W kolejnych miesiącach pojawiają się informacje o kolejnych dwóch „…& Live Trucks” czerwonym Everything Counts i zielonym Love In Itself.
Finalnie koncert został przeznaczony do dystrybucji w TV i Radio, dzięki czemu pojawiły się zapisy ze szwedzkimi napisami, oraz różnej długości edycje koncertu emitowane były na całym świecie. Efektem tego był wysyp dziesiątków bootlegów z najróżniejszą setlistą.
Analizując historię niewydania koncertu z Londynu 1982.10.25 trudno nie oprzeć się wrażeniu, że decyzja ta jest ofiarą własnego sukcesu zespołu. Narzucenie sobie tak napiętego programu, jakim było wydawanie nowych albumów co roku, a do tego trasy koncertowe (czasami po dwie w ciągu roku) sprawiało, że zespół nie miał miejsca na nic więcej ponad wydawanie singli i LP. I stąd też tyle koncertowych nagrań na stronach B singli. Zespół w to wszystko musiał wcisnąć chwilę odpoczynku w postaci wakacji. Jeżeli tylko były jakieś problemy techniczne, a w przypadku nagrań na żywo było to więcej jak pewne, zarówno audio, jak i wideo, trzeba było liczyć się z opóźnieniami. Stąd, być może, w pewnym momencie info o wydaniu jedynie kompilacji.
Nie można pominąć jeszcze jednego elementu (to już moja spekulacja). Myślę, że w pewnym momencie nadszedł moment, gdy zespół chciał jak najszybciej zapomnieć o A Broken Frame. Jeżeli spojrzeć na setlisty z wczesnych lat, to uderza jeden fakt. Do 1985 roku podstawą wszystkich tras koncertowych był album Speak & Spell. Oczywiście jej wpływ z biegiem lat malał. Nie mniej jednak dopiero rok 1987 przyniósł sprowadzenie ostatniego utwory z tego albumu jako zamiennika (bonusu). Mam na myśli Just Can’t Get Enough – jako zamiennik grany w czasie drugiej nocy – a setlista nie sięgała dalej, niż do Construction Time Again. Jednak to, co uderza najbardziej, to fakt, iż szykując trasę promująca Construction Time Again zespół właściwie grał set składający sie z dwóch płyt Speak & Spell i Construction Time Again. Podobnie było w przypadku Some Great Reward Tour. W przypadku obu tras A Broken Frame zostało sprowadzone jedynie do dwóch utworów. Na Construction Time – See You [47] i The Meaning Of Love [47], a na Some Great Reward Tour – See You [79] i Leave In Silence [83].

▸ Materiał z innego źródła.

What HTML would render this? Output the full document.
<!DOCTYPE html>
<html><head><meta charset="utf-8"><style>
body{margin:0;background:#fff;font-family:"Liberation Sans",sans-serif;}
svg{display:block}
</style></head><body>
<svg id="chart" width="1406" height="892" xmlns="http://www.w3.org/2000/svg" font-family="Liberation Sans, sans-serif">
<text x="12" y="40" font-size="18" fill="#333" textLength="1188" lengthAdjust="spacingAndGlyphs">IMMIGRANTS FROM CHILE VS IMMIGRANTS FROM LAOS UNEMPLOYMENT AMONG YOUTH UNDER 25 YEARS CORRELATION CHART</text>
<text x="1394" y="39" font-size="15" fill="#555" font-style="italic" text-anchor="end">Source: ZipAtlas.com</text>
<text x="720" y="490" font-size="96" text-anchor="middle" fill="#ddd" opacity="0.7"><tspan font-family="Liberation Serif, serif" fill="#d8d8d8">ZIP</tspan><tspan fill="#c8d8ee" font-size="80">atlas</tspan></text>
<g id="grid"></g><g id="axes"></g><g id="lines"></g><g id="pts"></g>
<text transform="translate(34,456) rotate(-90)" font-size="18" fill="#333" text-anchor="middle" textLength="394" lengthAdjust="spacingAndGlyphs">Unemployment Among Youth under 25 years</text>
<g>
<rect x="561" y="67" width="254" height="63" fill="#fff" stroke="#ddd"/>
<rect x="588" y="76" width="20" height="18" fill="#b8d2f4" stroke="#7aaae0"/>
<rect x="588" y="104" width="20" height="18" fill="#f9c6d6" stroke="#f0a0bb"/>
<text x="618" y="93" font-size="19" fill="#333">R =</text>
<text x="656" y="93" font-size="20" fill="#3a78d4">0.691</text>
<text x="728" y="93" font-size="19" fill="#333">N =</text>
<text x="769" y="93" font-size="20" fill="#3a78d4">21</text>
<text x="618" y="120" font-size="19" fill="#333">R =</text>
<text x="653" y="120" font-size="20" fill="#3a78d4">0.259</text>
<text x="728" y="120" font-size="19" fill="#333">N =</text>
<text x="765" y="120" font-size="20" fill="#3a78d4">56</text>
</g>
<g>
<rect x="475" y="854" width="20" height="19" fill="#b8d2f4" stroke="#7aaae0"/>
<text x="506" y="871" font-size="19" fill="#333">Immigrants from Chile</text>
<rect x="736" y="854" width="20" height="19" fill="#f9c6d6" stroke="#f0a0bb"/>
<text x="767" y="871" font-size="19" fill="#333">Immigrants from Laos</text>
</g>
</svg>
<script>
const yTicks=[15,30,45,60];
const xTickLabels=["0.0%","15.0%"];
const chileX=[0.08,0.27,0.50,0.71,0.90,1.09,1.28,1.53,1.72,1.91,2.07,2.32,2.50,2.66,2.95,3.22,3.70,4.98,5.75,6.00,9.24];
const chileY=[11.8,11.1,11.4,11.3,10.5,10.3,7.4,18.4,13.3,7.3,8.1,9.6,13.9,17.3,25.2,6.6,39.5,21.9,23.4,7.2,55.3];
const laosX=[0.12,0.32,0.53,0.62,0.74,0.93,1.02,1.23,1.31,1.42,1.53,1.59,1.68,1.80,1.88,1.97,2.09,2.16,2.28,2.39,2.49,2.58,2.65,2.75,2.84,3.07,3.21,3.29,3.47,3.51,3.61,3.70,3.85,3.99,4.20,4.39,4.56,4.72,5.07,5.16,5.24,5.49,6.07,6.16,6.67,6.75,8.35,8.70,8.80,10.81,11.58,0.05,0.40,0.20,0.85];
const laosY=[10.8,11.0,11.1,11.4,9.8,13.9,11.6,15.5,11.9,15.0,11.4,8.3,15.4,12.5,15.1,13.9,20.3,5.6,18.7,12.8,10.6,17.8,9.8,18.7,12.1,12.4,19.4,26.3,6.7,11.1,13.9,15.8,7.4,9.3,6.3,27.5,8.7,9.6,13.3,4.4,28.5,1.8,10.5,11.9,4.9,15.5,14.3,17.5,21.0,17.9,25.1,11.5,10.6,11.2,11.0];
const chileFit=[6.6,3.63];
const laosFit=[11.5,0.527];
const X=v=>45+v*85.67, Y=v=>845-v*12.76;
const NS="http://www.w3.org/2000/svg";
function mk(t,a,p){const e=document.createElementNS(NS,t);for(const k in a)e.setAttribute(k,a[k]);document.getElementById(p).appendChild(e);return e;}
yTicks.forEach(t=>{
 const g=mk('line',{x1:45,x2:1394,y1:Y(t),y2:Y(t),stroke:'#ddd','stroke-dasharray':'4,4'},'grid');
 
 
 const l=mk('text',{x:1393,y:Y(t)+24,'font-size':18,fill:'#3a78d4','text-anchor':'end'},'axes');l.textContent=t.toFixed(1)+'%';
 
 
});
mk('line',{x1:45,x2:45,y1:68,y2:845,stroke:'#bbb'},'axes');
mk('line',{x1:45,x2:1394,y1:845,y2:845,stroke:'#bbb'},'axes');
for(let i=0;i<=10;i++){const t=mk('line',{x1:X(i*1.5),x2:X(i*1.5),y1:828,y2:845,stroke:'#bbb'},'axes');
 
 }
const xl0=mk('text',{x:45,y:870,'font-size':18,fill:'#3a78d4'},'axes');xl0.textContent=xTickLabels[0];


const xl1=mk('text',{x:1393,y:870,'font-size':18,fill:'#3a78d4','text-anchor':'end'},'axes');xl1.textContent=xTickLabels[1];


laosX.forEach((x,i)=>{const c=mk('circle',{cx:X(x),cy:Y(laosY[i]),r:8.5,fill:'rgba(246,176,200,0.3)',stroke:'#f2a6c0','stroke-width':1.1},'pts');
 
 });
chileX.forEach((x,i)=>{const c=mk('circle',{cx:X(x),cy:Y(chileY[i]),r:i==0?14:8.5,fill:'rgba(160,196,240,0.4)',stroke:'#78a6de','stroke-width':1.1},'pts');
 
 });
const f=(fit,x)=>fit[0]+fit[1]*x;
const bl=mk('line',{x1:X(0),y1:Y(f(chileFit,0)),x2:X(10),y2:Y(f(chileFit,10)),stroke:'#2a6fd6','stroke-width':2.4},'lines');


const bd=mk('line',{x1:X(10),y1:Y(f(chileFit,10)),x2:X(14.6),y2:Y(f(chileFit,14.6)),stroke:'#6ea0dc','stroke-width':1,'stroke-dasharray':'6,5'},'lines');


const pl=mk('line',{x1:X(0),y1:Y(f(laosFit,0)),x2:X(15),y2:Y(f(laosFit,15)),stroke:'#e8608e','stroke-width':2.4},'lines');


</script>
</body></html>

Już w trakcie trasy A Broken Frame zespół pozbył się numeru z tej płyty i zamienił to na kawałek z poprzedniej płyty. Było to dosyć niezwykłe posunięcie, jak na koncerty, gdzie promowano konkretny album. W następnych latach zespół raczej prowadził politykę wywalania z setu, niż takiej zamiany jaka miała miejsce w przypadku trasy A Broken Frame. Właściwie między rokiem 1986, a 2006 nie pojawiło się na koncertach nic z tego albumu.

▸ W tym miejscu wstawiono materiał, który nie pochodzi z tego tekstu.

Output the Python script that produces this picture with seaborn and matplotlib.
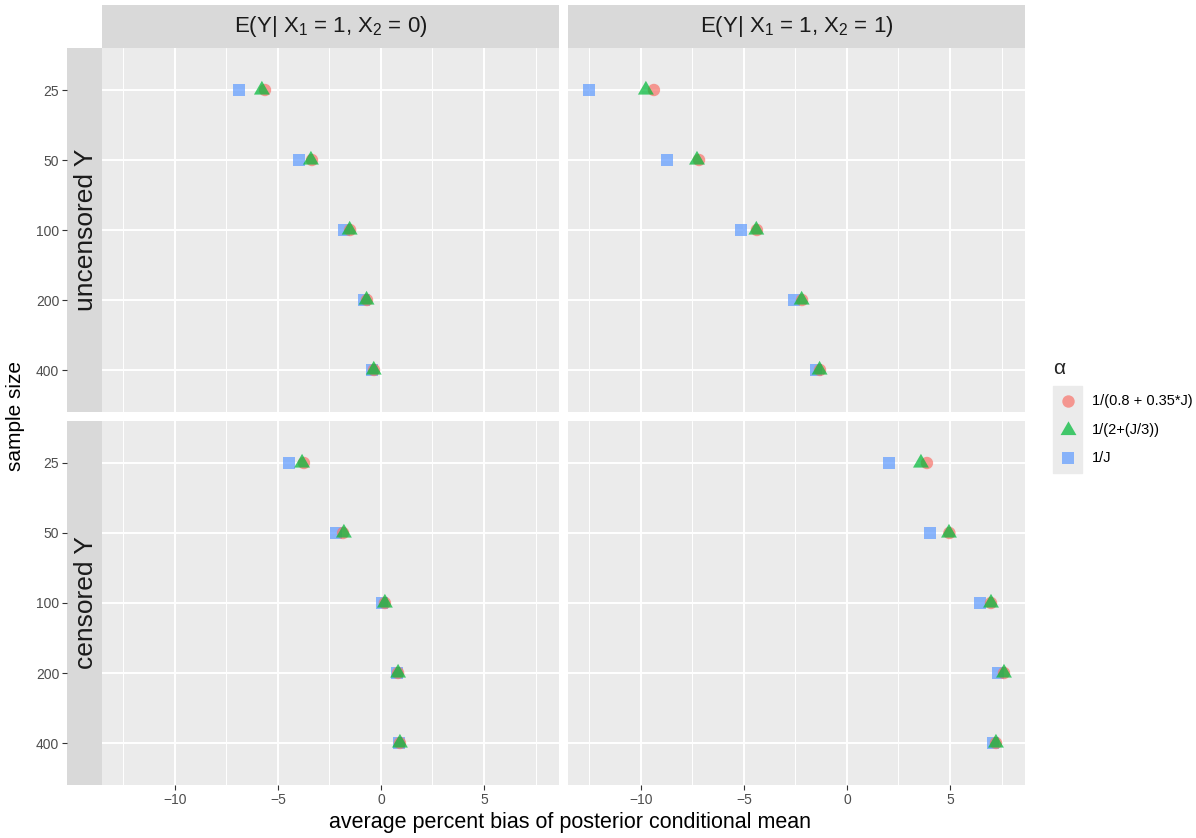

Dlatego w finale z pełnego zapisu w Londynie 1982.10.25 dostaliśmy jedynie płytę koncertową w odcinakach… (trzech) i masę wycieków w postaci bootlegów. Myślę, że zespół chciał odzyskać choć część kosztów poniesionych na rejestrację tego koncertu. Stąd decyzja na limitowanie (numerowanie) 3-kolorowych bliźniaków zarówno na winylu, jaki potem na CD.
Mówi się, że na wydanie debiutanckiego albumu ma się całe życie, na wydanie drugiej płyty zespół ma jedynie kilka miesięcy. A Broken Frame była w oczach zespołu słabą płytą, szalone tempo wydawania płyt i koncertowanie, oraz decyzja o niezapraszaniu Alana do pracy w studio przy A Broken Frame zemściło się brakami w produkcji i aranżacji utworów.

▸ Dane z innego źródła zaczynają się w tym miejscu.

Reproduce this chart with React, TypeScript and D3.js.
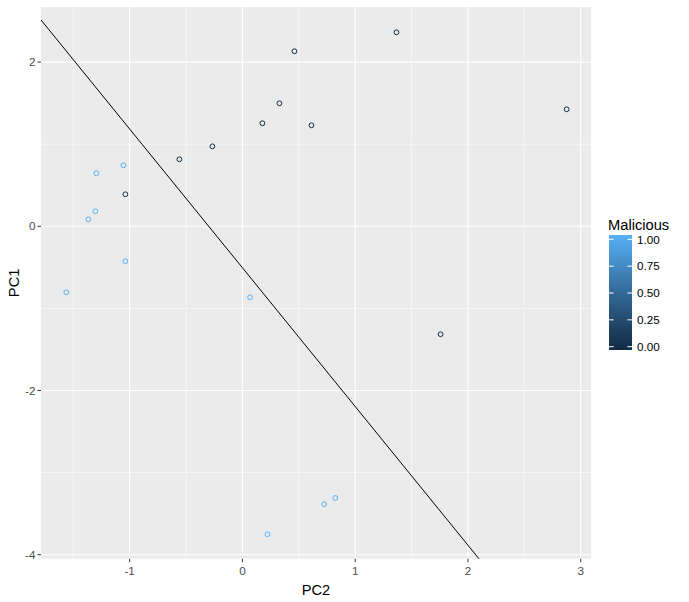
import React from "react";
import * as d3 from "d3";

const pc2 = [-1.562, -1.366, -1.304, -1.295, -1.056, -1.038, -1.038, -0.559, -0.266, 0.068, 0.177, 0.328, 0.461, 0.612, 1.366, 2.875, 1.757, 0.725, 0.823, 0.222];
const pc1 = [-0.804, 0.085, 0.183, 0.646, 0.743, 0.39, -0.426, 0.816, 0.974, -0.865, 1.255, 1.498, 2.132, 1.23, 2.363, 1.425, -1.315, -3.386, -3.309, -3.752];
const malicious = [1, 1, 1, 1, 1, 0, 1, 0, 0, 1, 0, 0, 0, 0, 0, 0, 0, 1, 1, 1];
const xTicks = [-1, 0, 1, 2, 3];
const yTicks = [-4, -2, 0, 2];
const xMinor = [-1.5, -0.5, 0.5, 1.5, 2.5];
const yMinor = [-3, -1, 1];
const legendTicks = [0, 0.25, 0.5, 0.75, 1];
const lineIntercept = -0.505;
const lineSlope = -1.69;

const W = 689, H = 602;
const panel = { left: 41, top: 7, right: 591, bottom: 558.7 };
const font = "Liberation Sans, Arial, sans-serif";

export default function App() {
  const x = d3.scaleLinear().domain([-1.786, 3.091]).range([panel.left, panel.right]);
  const y = d3.scaleLinear().domain([-4.049, 2.671]).range([panel.bottom, panel.top]);
  const color = d3.scaleLinear<string>().domain([0, 1]).range(["#132B43", "#56B1F7"]).interpolate(d3.interpolateLab);
  const [x0, x1] = x.domain();
  const lineData: [number, number][] = [[x0, lineIntercept + lineSlope * x0], [x1, lineIntercept + lineSlope * x1]];
  const linePath = d3.line<[number, number]>().x(d => x(d[0])).y(d => y(d[1]))(lineData) || "";

  const barTop = 235, barBottom = 350, barLeft = 609, barW = 23;
  const ly = d3.scaleLinear().domain([0, 1]).range([346.7, 239.3]);
  const gradStops = d3.range(0, 1.0001, 0.1);

  return (
    <svg width={W} height={H} style={{ position: "absolute", left: 0, top: 0 }} fontFamily={font}>
      <defs>
        <clipPath id="pclip">
          <rect x={panel.left} y={panel.top} width={panel.right - panel.left} height={panel.bottom - panel.top} />
        </clipPath>
        <linearGradient id="lg" x1="0" y1="1" x2="0" y2="0">
          {gradStops.map(s => (
            <stop key={s} offset={s} stopColor={color(s)} />
          ))}
        </linearGradient>
      </defs>
      <rect x={0} y={0} width={W} height={H} fill="#fff" />
      <rect x={panel.left} y={panel.top} width={panel.right - panel.left} height={panel.bottom - panel.top} fill="#EBEBEB" />
      {xMinor.map(v => (
        <line key={"xm" + v} x1={x(v)} x2={x(v)} y1={panel.top} y2={panel.bottom} stroke="#fff" strokeWidth={0.55} />
      ))}
      {yMinor.map(v => (
        <line key={"ym" + v} y1={y(v)} y2={y(v)} x1={panel.left} x2={panel.right} stroke="#fff" strokeWidth={0.55} />
      ))}
      {xTicks.map(v => (
        <line key={"xM" + v} x1={x(v)} x2={x(v)} y1={panel.top} y2={panel.bottom} stroke="#fff" strokeWidth={1.1} />
      ))}
      {yTicks.map(v => (
        <line key={"yM" + v} y1={y(v)} y2={y(v)} x1={panel.left} x2={panel.right} stroke="#fff" strokeWidth={1.1} />
      ))}
      <g clipPath="url(#pclip)">
        <path d={linePath} stroke="#000" strokeWidth={1} fill="none" />
        {pc2.map((v, i) => (
          <circle key={i} cx={x(v)} cy={y(pc1[i])} r={2.4} fill="none" stroke={color(malicious[i])} strokeWidth={1} />
        ))}
      </g>
      {xTicks.map(v => (
        <g key={"xt" + v}>
          <line x1={x(v)} x2={x(v)} y1={panel.bottom} y2={panel.bottom + 3.5} stroke="#333" strokeWidth={1} />
          <text x={x(v)} y={panel.bottom + 16} fontSize={11.7} fill="#4D4D4D" textAnchor="middle">{v}</text>
        </g>
      ))}
      {yTicks.map(v => (
        <g key={"yt" + v}>
          <line x1={panel.left - 3.5} x2={panel.left} y1={y(v)} y2={y(v)} stroke="#333" strokeWidth={1} />
          <text x={panel.left - 5.5} y={y(v) + 4.2} fontSize={11.7} fill="#4D4D4D" textAnchor="end">{v}</text>
        </g>
      ))}
      <text x={(panel.left + panel.right) / 2} y={595} fontSize={14.7} textAnchor="middle" fill="#000">PC2</text>
      <text transform={`translate(19,${(panel.top + panel.bottom) / 2}) rotate(-90)`} fontSize={14.7} textAnchor="middle" fill="#000">PC1</text>
      <text x={608} y={230} fontSize={14.7} fill="#000">Malicious</text>
      <rect x={barLeft} y={barTop} width={barW} height={barBottom - barTop} fill="url(#lg)" />
      {legendTicks.map(v => (
        <g key={"lt" + v}>
          <line x1={barLeft} x2={barLeft + 4.6} y1={ly(v)} y2={ly(v)} stroke="#fff" strokeWidth={1} />
          <line x1={barLeft + barW - 4.6} x2={barLeft + barW} y1={ly(v)} y2={ly(v)} stroke="#fff" strokeWidth={1} />
          <text x={637} y={ly(v) + 4.2} fontSize={11.7} fill="#000">{v.toFixed(2)}</text>
        </g>
      ))}
    </svg>
  );
}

Myślę jednak, że w owym czasie była to niewielkie poświęcenie za cenę corocznego postępu i rozwoju zespołu na drodze do stania się wielką gwiazdą światowej rangi. Redukując oczekiwania wydawnicze zespół nabywał spore elastyczności w byciu tam, gdzie nie mógł być ze względu na obstrukcję radia, TV oraz prasy muzycznej. Użył patentu na zdobycie sławy wbrew mediom stając się największym towarem eksportowym Brytyjczyków na przekór im samym.